Soal Obat HIV untuk Virus Corona, Dokter Tegaskan Belum Pasti Jika Hanya Berdasarkan Klaim

Benarkah obat HIV benar-benar efektif dalam menyembuhkan virus corona?

Liputan6.com, Jakarta Belum ditemukannya pengobatan untuk melawan infeksi virus corona membuat beberapa negara melakukan perawatan secara eksperimental. Salah satunya menggunakan obat HIV.

Negara yang menggunakan kombinasi obat HIV untuk pasien virus corona adalah Thailand. Para dokter di sana menyatakan, kombinasi obat HIV lopinavir dan ritonavir serta obat flu oseltamivir membuat kondisi beberapa pasien membaik.

"Ini bukan obatnya, tapi kondisi pasien telah jauh membaik," kata dokter Kriangsak Atipornwanich dari Rajavithi Hospital, Bangkok ketika merawat seorang lansia asal Wuhan, Tiongkok seperti dikutip dari The Scientist, Kamis (6/2/2020).

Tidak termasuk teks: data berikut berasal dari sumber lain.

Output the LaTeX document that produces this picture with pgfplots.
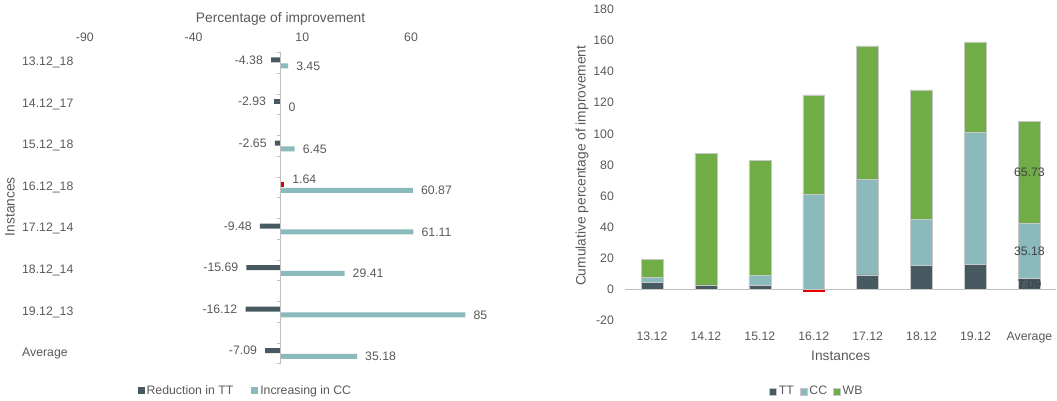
\documentclass[border=0pt]{standalone}
\usepackage{pgfplots}
\usepackage{pgfplotstable}
\pgfplotsset{compat=1.18}
\usepackage{fontspec}
\setmainfont{Liberation Sans}

\definecolor{ttcol}{HTML}{475A61}
\definecolor{cccol}{HTML}{8BBABD}
\definecolor{wbcol}{HTML}{70AD47}
\definecolor{negcol}{HTML}{E00000}
\definecolor{txt}{HTML}{595959}
\definecolor{axcol}{HTML}{BFBFBF}
\definecolor{barline}{HTML}{C8C8C8}

\newcommand\ticksize{\fontsize{12.3}{14}\selectfont}
\newcommand\titlesize{\fontsize{13.8}{16}\selectfont}

% Stacked contributions per instance (TT of 16.12 is negative, drawn apart)
\pgfplotstableread{
x tt cc wb ttl ccl wbl
1 4.38 3.45 11.4 {} {} {}
2 2.93 0 84.3 {} {} {}
3 2.65 6.45 73.8 {} {} {}
4 0 60.87 64.1 {} {} {}
5 9.48 61.11 85.8 {} {} {}
6 15.69 29.41 83.1 {} {} {}
7 16.12 85 57.9 {} {} {}
8 7.09 35.18 65.73 7.09 35.18 65.73
}\stacktable

\pgfplotsset{
  sqlegend/.style={legend image code/.code={\fill[##1] (0pt,-3.5pt) rectangle (7pt,3.5pt);}},
  segment label/.style={only marks, mark=none, point meta=explicit symbolic,
    nodes near coords, nodes near coords style={font=\ticksize, text={black!75},
    inner sep=0pt, anchor=center}},
}

\begin{document}
\begin{tikzpicture}
\path (0,0) rectangle (1057pt,-401pt);

% ---------------- left: improvement per instance ----------------
\begin{axis}[
  at={(85pt,-42.2pt)}, anchor=north west,
  scale only axis, width=392pt, height=332.6pt,
  xmin=-90, xmax=90, ymin=0.5, ymax=8.5,
  axis line style={draw=none},
  major tick length=0pt,
  xtick={-90,-40,10,60},
  xticklabel pos=upper,
  xticklabel style={anchor=south, inner sep=0pt, yshift=0.5pt},
  ytick={1,...,8},
  yticklabels={Average,19.12\_13,18.12\_14,17.12\_14,16.12\_18,15.12\_18,14.12\_17,13.12\_18},
  yticklabel style={anchor=west, inner sep=0pt, xshift=-63pt},
  tick label style={font=\ticksize, text=txt},
  /pgf/number format/assume math mode=true,
  xbar, bar width=5pt,
  clip=false,
  nodes near coords={\pgfmathprintnumber{\pgfplotspointmeta}},
  nodes near coords style={font=\ticksize, text=txt, inner xsep=8pt, inner ysep=0pt},
  sqlegend,
  legend columns=2,
  legend style={at={(axis description cs:0.410,-0.0487)}, anchor=center,
    draw=none, fill=none, font=\ticksize, text=txt,
    nodes={inner xsep=2pt, inner ysep=0pt},
    /tikz/every even column/.append style={column sep=16pt}},
]
\addplot[fill=ttcol, draw=none, bar shift=2.9pt] coordinates
  {(-4.38,8) (-2.93,7) (-2.65,6) (-9.48,4) (-15.69,3) (-16.12,2) (-7.09,1)};
\addlegendentry{Reduction in TT}
\addplot[fill=cccol, draw=none, bar shift=-2.9pt] coordinates
  {(3.45,8) (0,7) (6.45,6) (60.87,5) (61.11,4) (29.41,3) (85,2) (35.18,1)};
\addlegendentry{Increasing in CC}
\addplot[fill=negcol, draw=none, bar shift=2.9pt, forget plot,
  nodes near coords style={yshift=5.5pt}] coordinates {(1.64,5)};
% zero line with its small ticks
\draw[axcol, line width=1.3pt] (axis cs:0,0.75) -- (axis cs:0,8.25);
\pgfplotsinvokeforeach{0.75,1.25,1.75,2.25,2.75,3.25,3.75,4.25,4.75,5.25,5.75,6.25,6.75,7.25,7.75,8.25}{
  \draw[axcol, line width=0.8pt] (axis cs:-1.5,#1) -- (axis cs:0,#1);
}
\end{axis}
\node[font=\titlesize, text=txt] at (281pt,-19pt) {Percentage of improvement};
\node[font=\titlesize, text=txt, rotate=90] at (10pt,-207pt) {Instances};

% ---------------- right: cumulative improvement ----------------
\begin{axis}[
  at={(626pt,-9.2pt)}, anchor=north west,
  scale only axis, width=432pt, height=312pt,
  xmin=0.5, xmax=8.5, ymin=-20, ymax=180,
  ybar stacked, bar width=22pt,
  axis line style={draw=none},
  major tick length=0pt,
  xtick={1,...,8},
  xticklabels={13.12,14.12,15.12,16.12,17.12,18.12,19.12,Average},
  xticklabel style={anchor=north, inner sep=0pt, yshift=-11pt},
  ytick={-20,0,20,40,60,80,100,120,140,160,180},
  yticklabel style={anchor=east, inner sep=0pt, xshift=-11pt},
  tick label style={font=\ticksize, text=txt},
  /pgf/number format/assume math mode=true,
  clip=false,
  sqlegend,
  legend columns=3,
  legend style={at={(axis description cs:0.445,-0.227)}, anchor=center,
    draw=none, fill=none, font=\ticksize, text=txt,
    nodes={inner xsep=2pt, inner ysep=0pt},
    /tikz/every even column/.append style={column sep=4pt}},
]
\addplot[fill=ttcol, draw=barline, line width=0.5pt] table[x=x, y=tt] {\stacktable};
\addlegendentry{TT}
\addplot[fill=cccol, draw=barline, line width=0.5pt] table[x=x, y=cc] {\stacktable};
\addlegendentry{CC}
\addplot[fill=wbcol, draw=barline, line width=0.5pt] table[x=x, y=wb] {\stacktable};
\addlegendentry{WB}
\draw[axcol, line width=1.3pt] (axis cs:0.5,0) -- (axis cs:8.5,0);
\end{axis}
% negative TT of 16.12 and the segment labels, on the same frame
\begin{axis}[
  at={(626pt,-9.2pt)}, anchor=north west,
  scale only axis, width=432pt, height=312pt,
  xmin=0.5, xmax=8.5, ymin=-20, ymax=180,
  hide axis, clip=false,
]
\addplot[ybar, bar width=22pt, fill=negcol, draw=none, bar shift=0pt] coordinates {(4,-1.64)};
\addplot[segment label] table[x=x, y expr=\thisrow{tt}/2, meta=ttl] {\stacktable};
\addplot[segment label] table[x=x, y expr=\thisrow{tt}+\thisrow{cc}/2, meta=ccl] {\stacktable};
\addplot[segment label] table[x=x, y expr=\thisrow{tt}+\thisrow{cc}+\thisrow{wb}/2, meta=wbl] {\stacktable};
\end{axis}
\node[font=\titlesize, text=txt] at (842pt,-356.7pt) {Instances};
\node[font=\titlesize, text=txt, rotate=90] at (583pt,-166pt) {Cumulative percentage of improvement};
\end{tikzpicture}
\end{document}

Kriangsak mengatakan, selama 10 hari dalam perawatan, hasil tes pada pasien ini menunjukkan adanya perubahan dari positif virus corona menjadi negatif dalam waktu 48 jam.

Sebelumnya, beberapa rumah sakit di Beijing juga melakukan uji coba serupa untuk merawat pasien virus corona dengan obat HIV.

Saksikan Juga Video Menarik Berikut Ini

2 dari 2 halaman

Tidak Bisa Diklaim Hanya dari Segelintir Orang

Terkait hal tersebut, dokter spesialis penyakit dalam Robert Sinto menyatakan bahwa memang sudah ada beberapa kasus di mana obat HIV bisa digunakan untuk tujuan pengobatan infeksi novel coronavirus.

"Tapi sampai detik ini belum ada listing resmi bahwa memang obat tersebut akan diberikan pada semua pasien novel coronavirus," kata Robert ketika ditemui awak media di Rumah Sakit Pusat Pertamina, Jakarta pada Selasa yang lalu.

Robert mengatakan, bisa saja suatu hari nanti obat tersebut akan digunakan dalam perawatan terhadap pasien terinfeksi virus corona. Kendati demikian, dia melihat bahwa virus ini masih terbilang baru dan masih membutuhkan penelitian lanjutan soal metode pengobatan tersebut.

"Tapi sampai detik ini tidak ada indikasi antivirus yang memang dilegalkan untuk novel coronavirus," kata dokter yang berpraktik di Rumah Sakit St. Carolus, Jakarta ini.

Robert menambahkan, meski memang ada temuan pasien yang sembuh dengan pengobatan ini, lebih banyak juga mereka yang terinfeksi tetap sembuh meski tanpa perawatan antivirus semacam ini.

"Jadi kalau kita bicara efikasi kan mesti melihat, berapa orang yang diobati tidak sembuh dan orang yang diobati bisa sembuh. Jadi tidak bisa mengklaim hanya karena orang ini diberikan satu obat berarti itu obat yang betul," ujarnya.